**PROBLEM STATEMENT:** In the listing that follows, retype every line from the first through the one containing "Chart.register(...registerables);". Pictures are to be left out.
========================================
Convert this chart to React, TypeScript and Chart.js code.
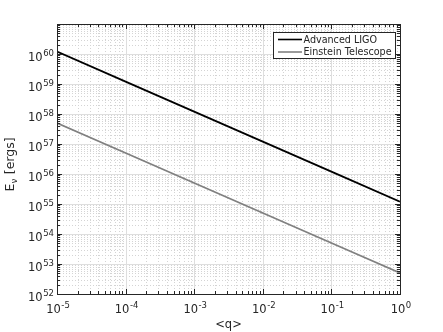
import React, { useEffect, useRef } from 'react';
import { Chart, registerables } from 'chart.js';

Chart.register(...registerables);

const qValues = [1e-5, 1e-4, 1e-3, 1e-2, 1e-1, 1];
const advancedLIGO = [1.2e60, 1.2e59, 1.2e58, 1.2e57, 1.2e56, 1.2e55];
const einsteinTelescope = [5e57, 5e56, 5e55, 5e54, 5e53, 5e52];
const seriesNames = ['Advanced LIGO', 'Einstein Telescope'];
const seriesColors = ['#000000', '#808080'];
const xTickExps = [-5, -4, -3, -2, -1, 0];
const yTickExps = [52, 53, 54, 55, 56, 57, 58, 59, 60, 61];
const yLabelExps = [52, 53, 54, 55, 56, 57, 58, 59, 60];
const xTitle = '<q>';
const yTitleMain = 'E';
const yTitleSub = 'ν';
const yTitleRest = ' [ergs]';

const FONT = '"DejaVu Sans", "Liberation Sans", sans-serif';
const TEXT = '#262626';

function decadeValues(exps: number[]) {
  const major: number[] = [];
  const minor: number[] = [];
  exps.forEach((e, i) => {
    major.push(Number(`1e${e}`));
    if (i < exps.length - 1) {
      for (let k = 2; k <= 9; k++) minor.push(Number(`${k}e${e}`));
    }
  });
  return { major, minor };
}

const decoPlugin = {
  id: 'deco',
  beforeDatasetsDraw(chart: any) {
    const { ctx, chartArea: a, scales } = chart;
    const xs = scales.x, ys = scales.y;
    const xv = decadeValues(xTickExps);
    const yv = decadeValues(yTickExps);
    ctx.save();
    ctx.fillStyle = '#ffffff';
    ctx.fillRect(a.left, a.top, a.right - a.left, a.bottom - a.top);
    ctx.strokeStyle = '#d4d4d4';
    ctx.lineWidth = 1;
    ctx.setLineDash([1, 2]);
    ctx.beginPath();
    xv.minor.forEach((v) => {
      const px = Math.round(xs.getPixelForValue(v)) + 0.5;
      ctx.moveTo(px, a.top);
      ctx.lineTo(px, a.bottom);
    });
    yv.minor.forEach((v) => {
      const py = Math.round(ys.getPixelForValue(v)) + 0.5;
      ctx.moveTo(a.left, py);
      ctx.lineTo(a.right, py);
    });
    ctx.stroke();
    ctx.setLineDash([]);
    ctx.strokeStyle = '#dedede';
    ctx.beginPath();
    xv.major.forEach((v) => {
      const px = Math.round(xs.getPixelForValue(v)) + 0.5;
      ctx.moveTo(px, a.top);
      ctx.lineTo(px, a.bottom);
    });
    yv.major.forEach((v) => {
      const py = Math.round(ys.getPixelForValue(v)) + 0.5;
      ctx.moveTo(a.left, py);
      ctx.lineTo(a.right, py);
    });
    ctx.stroke();
    ctx.restore();
  },
  afterDatasetsDraw(chart: any) {
    const { ctx, chartArea: a, scales } = chart;
    const xs = scales.x, ys = scales.y;
    const xv = decadeValues(xTickExps);
    const yv = decadeValues(yTickExps);
    ctx.save();
    ctx.strokeStyle = TEXT;
    ctx.lineWidth = 1;
    ctx.beginPath();
    const drawX = (v: number, len: number) => {
      const px = Math.round(xs.getPixelForValue(v)) + 0.5;
      ctx.moveTo(px, a.bottom);
      ctx.lineTo(px, a.bottom - len);
      ctx.moveTo(px, a.top);
      ctx.lineTo(px, a.top + len);
    };
    const drawY = (v: number, len: number) => {
      const py = Math.round(ys.getPixelForValue(v)) + 0.5;
      ctx.moveTo(a.left, py);
      ctx.lineTo(a.left + len, py);
      ctx.moveTo(a.right, py);
      ctx.lineTo(a.right - len, py);
    };
    xv.major.forEach((v) => drawX(v, 5));
    xv.minor.forEach((v) => drawX(v, 3));
    yv.major.forEach((v) => drawY(v, 5));
    yv.minor.forEach((v) => drawY(v, 3));
    ctx.stroke();
    ctx.strokeRect(Math.round(a.left) + 0.5, Math.round(a.top) + 0.5, Math.round(a.right - a.left), Math.round(a.bottom - a.top));

    ctx.fillStyle = TEXT;
    const baseFont = `11.5px ${FONT}`;
    const supFont = `8.5px ${FONT}`;
    const measure = (e: number) => {
      ctx.font = baseFont;
      const w1 = ctx.measureText('10').width;
      ctx.font = supFont;
      const w2 = ctx.measureText(String(e)).width;
      return { w1, w2 };
    };
    const drawPow = (left: number, baseline: number, e: number) => {
      const { w1 } = measure(e);
      ctx.textAlign = 'left';
      ctx.textBaseline = 'alphabetic';
      ctx.font = baseFont;
      ctx.fillText('10', left, baseline);
      ctx.font = supFont;
      ctx.fillText(String(e), left + w1 + 0.5, baseline - 5);
    };
    xTickExps.forEach((e) => {
      const px = xs.getPixelForValue(Number(`1e${e}`));
      const { w1, w2 } = measure(e);
      const total = w1 + w2 + 0.5;
      drawPow(px - total / 2 + 1, 313, e);
    });
    yLabelExps.forEach((e) => {
      const py = ys.getPixelForValue(Number(`1e${e}`));
      const { w1, w2 } = measure(e);
      const total = w1 + w2 + 0.5;
      drawPow(a.left - 3 - total, py + 6.5, e);
    });
    ctx.font = `11.5px ${FONT}`;
    ctx.textAlign = 'center';
    ctx.textBaseline = 'middle';
    ctx.fillText(xTitle, (a.left + a.right) / 2, 325);
    ctx.save();
    ctx.translate(14, 164.5);
    ctx.rotate(-Math.PI / 2);
    ctx.textAlign = 'left';
    ctx.textBaseline = 'alphabetic';
    ctx.font = `12.5px ${FONT}`;
    const wE = ctx.measureText(yTitleMain).width;
    const wR = ctx.measureText(yTitleRest).width;
    ctx.font = `8px ${FONT}`;
    const wS = ctx.measureText(yTitleSub).width;
    const tot = wE + wS + wR + 1;
    let cx = -tot / 2;
    ctx.font = `12.5px ${FONT}`;
    ctx.fillText(yTitleMain, cx, 0);
    cx += wE + 0.5;
    ctx.font = `8px ${FONT}`;
    ctx.fillText(yTitleSub, cx, 3);
    cx += wS + 0.5;
    ctx.font = `12.5px ${FONT}`;
    ctx.fillText(yTitleRest, cx, 0);
    ctx.restore();

    const lx = 273, ly = 32, lw = 122, lh = 26;
    ctx.fillStyle = '#ffffff';
    ctx.fillRect(lx, ly, lw, lh);
    ctx.strokeStyle = TEXT;
    ctx.lineWidth = 1;
    ctx.strokeRect(lx + 0.5, ly + 0.5, lw, lh);
    seriesNames.forEach((name, i) => {
      const yy = ly + 7.5 + i * 12.5;
      ctx.strokeStyle = seriesColors[i];
      ctx.lineWidth = 1.6;
      ctx.beginPath();
      ctx.moveTo(lx + 5, yy);
      ctx.lineTo(lx + 29, yy);
      ctx.stroke();
      ctx.fillStyle = TEXT;
      ctx.font = `9.6px ${FONT}`;
      ctx.textAlign = 'left';
      ctx.textBaseline = 'middle';
      ctx.fillText(name, lx + 30.5, yy + 0.5);
    });
    ctx.restore();
  },
};

export default function App() {
  const ref = useRef<HTMLCanvasElement | null>(null);
  useEffect(() => {
    document.body.style.margin = '0';
    const canvas = ref.current;
    if (!canvas) return;
    const chart = new Chart(canvas, {
      type: 'line',
      data: {
        datasets: [
          {
            label: seriesNames[0],
            data: qValues.map((q, i) => ({ x: q, y: advancedLIGO[i] })),
            borderColor: seriesColors[0],
            borderWidth: 1.8,
            pointRadius: 0,
            tension: 0,
          },
          {
            label: seriesNames[1],
            data: qValues.map((q, i) => ({ x: q, y: einsteinTelescope[i] })),
            borderColor: seriesColors[1],
            borderWidth: 1.8,
            pointRadius: 0,
            tension: 0,
          },
        ],
      },
      options: {
        animation: false,
        responsive: false,
        devicePixelRatio: 1,
        layout: { padding: { left: 57, top: 24, right: 43, bottom: 38 } },
        plugins: { legend: { display: false }, tooltip: { enabled: false } },
        scales: {
          x: { type: 'logarithmic', min: 1e-5, max: 1, display: false },
          y: { type: 'logarithmic', min: 1e52, max: 1e61, display: false },
        },
      },
      plugins: [decoPlugin],
    } as any);
    return () => chart.destroy();
  }, []);
  return <canvas ref={ref} width={443} height={332} style={{ display: 'block' }} />;
}
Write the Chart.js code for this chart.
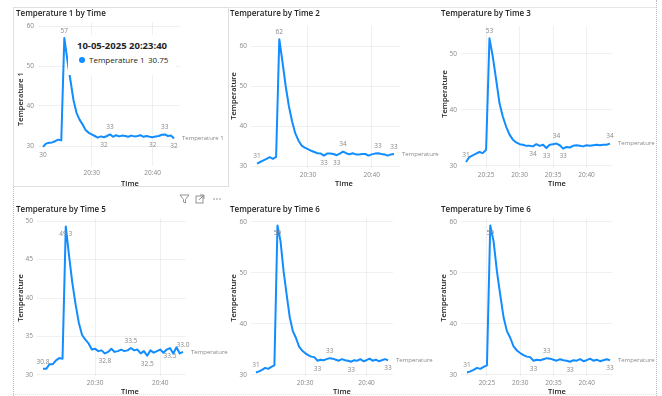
========================================
**OUTPUT FOR THIS EXERCISE:**
Convert this chart to React, TypeScript and Chart.js code.
import React, { useEffect, useRef } from 'react';
import { Chart, registerables } from 'chart.js';

Chart.register(...registerables);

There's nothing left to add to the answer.